2) these sums must include all the pensions, the health and education we receive. One of my family earns less than £20,000 and as a single person, gets a lot less the £10,000 suggested by the graph. As you say these are average figures. Many individuals in the lower deciles must also be net contributors.
The wealthy love to bang on about income tax, as though it represented all taxation. As you well know and have written about time and again, NI contributions and VAT represent a greater proportion of tax income for the exchequer, and have a much greater impact on the poor than income tax. Most of the very poor don’t pay ANY income tax, and so raising the threshold does little to help these folk. On the other hand, this coalition RAISED VAT and have kept the threshold for NI contributions the same. ONS figures (which you have posted) show that the bottom decile pay proportionally more tax than the top decile when ALL taxes are taken into account.

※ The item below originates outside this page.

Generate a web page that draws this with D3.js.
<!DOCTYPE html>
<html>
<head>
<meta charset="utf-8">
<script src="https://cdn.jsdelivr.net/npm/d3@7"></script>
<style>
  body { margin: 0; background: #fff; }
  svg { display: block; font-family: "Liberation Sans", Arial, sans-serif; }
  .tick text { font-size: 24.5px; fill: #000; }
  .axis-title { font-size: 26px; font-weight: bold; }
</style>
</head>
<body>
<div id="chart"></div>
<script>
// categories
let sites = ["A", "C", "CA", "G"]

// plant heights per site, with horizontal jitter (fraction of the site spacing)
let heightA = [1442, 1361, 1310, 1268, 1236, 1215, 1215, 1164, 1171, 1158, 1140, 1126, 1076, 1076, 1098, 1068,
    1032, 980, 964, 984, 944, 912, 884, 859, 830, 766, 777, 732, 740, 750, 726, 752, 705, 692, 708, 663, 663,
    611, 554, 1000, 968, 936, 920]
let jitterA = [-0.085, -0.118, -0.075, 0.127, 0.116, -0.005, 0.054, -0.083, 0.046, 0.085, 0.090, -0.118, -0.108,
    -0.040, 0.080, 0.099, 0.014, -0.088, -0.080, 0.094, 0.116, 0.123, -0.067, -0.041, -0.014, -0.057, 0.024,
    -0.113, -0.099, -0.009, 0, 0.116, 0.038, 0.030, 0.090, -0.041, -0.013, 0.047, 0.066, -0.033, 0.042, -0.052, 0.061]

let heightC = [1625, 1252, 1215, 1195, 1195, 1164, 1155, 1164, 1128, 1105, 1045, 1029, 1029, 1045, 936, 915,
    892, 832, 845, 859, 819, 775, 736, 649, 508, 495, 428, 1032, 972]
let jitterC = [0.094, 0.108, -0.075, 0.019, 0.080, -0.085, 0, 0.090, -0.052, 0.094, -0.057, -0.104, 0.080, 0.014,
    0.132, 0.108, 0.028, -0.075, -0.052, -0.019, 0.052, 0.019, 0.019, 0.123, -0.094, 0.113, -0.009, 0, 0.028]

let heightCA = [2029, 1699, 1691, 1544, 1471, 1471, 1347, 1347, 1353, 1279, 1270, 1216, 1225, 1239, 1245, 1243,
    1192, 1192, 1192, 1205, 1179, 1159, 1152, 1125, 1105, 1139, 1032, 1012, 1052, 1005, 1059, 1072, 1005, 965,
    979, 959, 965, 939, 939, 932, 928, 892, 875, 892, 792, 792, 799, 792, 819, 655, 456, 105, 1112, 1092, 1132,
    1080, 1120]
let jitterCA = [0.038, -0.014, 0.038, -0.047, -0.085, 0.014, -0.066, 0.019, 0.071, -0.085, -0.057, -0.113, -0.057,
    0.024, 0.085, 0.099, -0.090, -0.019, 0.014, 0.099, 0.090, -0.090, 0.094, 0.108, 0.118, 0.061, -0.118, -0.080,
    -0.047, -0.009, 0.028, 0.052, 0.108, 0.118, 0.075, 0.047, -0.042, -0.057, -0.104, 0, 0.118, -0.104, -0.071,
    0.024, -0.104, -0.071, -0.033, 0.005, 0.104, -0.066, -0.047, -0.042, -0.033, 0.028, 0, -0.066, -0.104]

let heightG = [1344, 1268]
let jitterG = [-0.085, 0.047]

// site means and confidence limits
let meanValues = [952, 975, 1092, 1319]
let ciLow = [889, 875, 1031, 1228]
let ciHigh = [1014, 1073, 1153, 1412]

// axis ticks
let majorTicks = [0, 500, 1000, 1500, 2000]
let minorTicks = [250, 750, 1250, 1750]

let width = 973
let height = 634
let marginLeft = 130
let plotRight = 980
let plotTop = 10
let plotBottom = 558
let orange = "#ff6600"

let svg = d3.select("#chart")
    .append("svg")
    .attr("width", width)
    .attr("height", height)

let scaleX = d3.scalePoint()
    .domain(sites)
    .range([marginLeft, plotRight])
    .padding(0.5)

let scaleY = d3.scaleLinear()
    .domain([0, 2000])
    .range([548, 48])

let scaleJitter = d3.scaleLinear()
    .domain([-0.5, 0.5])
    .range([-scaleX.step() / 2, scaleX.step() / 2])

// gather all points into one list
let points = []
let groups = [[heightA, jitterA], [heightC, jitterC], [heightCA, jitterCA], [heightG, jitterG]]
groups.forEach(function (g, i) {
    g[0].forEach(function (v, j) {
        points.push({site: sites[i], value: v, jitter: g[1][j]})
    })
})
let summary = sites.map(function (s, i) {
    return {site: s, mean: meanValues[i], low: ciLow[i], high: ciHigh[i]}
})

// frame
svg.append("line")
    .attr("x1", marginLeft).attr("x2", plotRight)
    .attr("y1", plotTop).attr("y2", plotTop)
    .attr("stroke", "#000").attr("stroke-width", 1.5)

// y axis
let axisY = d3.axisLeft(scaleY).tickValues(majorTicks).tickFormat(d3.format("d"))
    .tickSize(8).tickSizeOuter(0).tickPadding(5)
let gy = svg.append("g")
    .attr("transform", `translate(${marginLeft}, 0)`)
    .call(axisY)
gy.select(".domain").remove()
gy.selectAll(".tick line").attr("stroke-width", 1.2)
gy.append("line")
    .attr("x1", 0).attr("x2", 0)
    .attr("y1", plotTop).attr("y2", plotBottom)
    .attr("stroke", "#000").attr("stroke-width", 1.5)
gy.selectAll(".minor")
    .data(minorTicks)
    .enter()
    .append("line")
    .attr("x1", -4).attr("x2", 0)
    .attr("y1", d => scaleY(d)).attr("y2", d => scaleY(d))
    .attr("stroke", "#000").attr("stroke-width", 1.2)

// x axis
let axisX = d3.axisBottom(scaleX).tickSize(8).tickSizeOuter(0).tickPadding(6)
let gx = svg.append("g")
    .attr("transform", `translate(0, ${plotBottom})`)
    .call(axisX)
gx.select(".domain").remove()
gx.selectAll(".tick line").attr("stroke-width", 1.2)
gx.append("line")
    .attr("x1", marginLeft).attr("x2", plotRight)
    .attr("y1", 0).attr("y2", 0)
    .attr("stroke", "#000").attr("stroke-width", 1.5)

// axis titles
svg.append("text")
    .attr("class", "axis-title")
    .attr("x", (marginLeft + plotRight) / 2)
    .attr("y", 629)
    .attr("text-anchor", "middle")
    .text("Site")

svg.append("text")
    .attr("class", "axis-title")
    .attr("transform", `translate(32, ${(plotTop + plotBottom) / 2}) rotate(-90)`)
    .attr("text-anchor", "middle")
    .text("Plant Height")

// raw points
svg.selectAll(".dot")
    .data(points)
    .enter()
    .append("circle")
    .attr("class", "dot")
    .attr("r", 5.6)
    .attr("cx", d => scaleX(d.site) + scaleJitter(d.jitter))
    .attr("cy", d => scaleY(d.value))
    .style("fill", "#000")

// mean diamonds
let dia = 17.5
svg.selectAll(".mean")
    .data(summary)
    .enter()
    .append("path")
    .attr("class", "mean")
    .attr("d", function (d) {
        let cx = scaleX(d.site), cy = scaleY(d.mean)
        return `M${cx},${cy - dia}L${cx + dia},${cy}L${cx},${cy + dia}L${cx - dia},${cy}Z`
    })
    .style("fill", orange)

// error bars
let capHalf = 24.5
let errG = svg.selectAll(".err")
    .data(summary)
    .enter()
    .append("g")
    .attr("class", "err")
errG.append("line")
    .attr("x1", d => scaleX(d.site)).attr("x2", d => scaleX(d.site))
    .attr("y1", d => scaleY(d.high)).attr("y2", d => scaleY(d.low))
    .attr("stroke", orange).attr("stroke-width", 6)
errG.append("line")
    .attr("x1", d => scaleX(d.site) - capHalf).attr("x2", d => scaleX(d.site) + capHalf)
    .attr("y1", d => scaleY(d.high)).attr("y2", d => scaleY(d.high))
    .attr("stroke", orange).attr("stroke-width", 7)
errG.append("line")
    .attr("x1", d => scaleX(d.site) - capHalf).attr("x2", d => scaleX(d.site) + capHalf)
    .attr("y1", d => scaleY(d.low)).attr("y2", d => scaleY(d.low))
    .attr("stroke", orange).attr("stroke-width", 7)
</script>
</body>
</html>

As you point out, more income tax comes from the wealthy because they have so much of the income, but talking about income tax alone is obviously nothing more than deliberately misleading pro-wealth propaganda.
There is very little said or documented in public about the big movers and groovers, who are mainly the ones who avoid the taxes as much as possible , I am thinking of the self employed and directors, They have the ability and means to move assets and money around that the PAYE employee cannot. The PAYE employee has all their deduction taken before receiving any wages whatsoever, and has little chance of reclaiming and manipulating their finances to reduce their tax bill.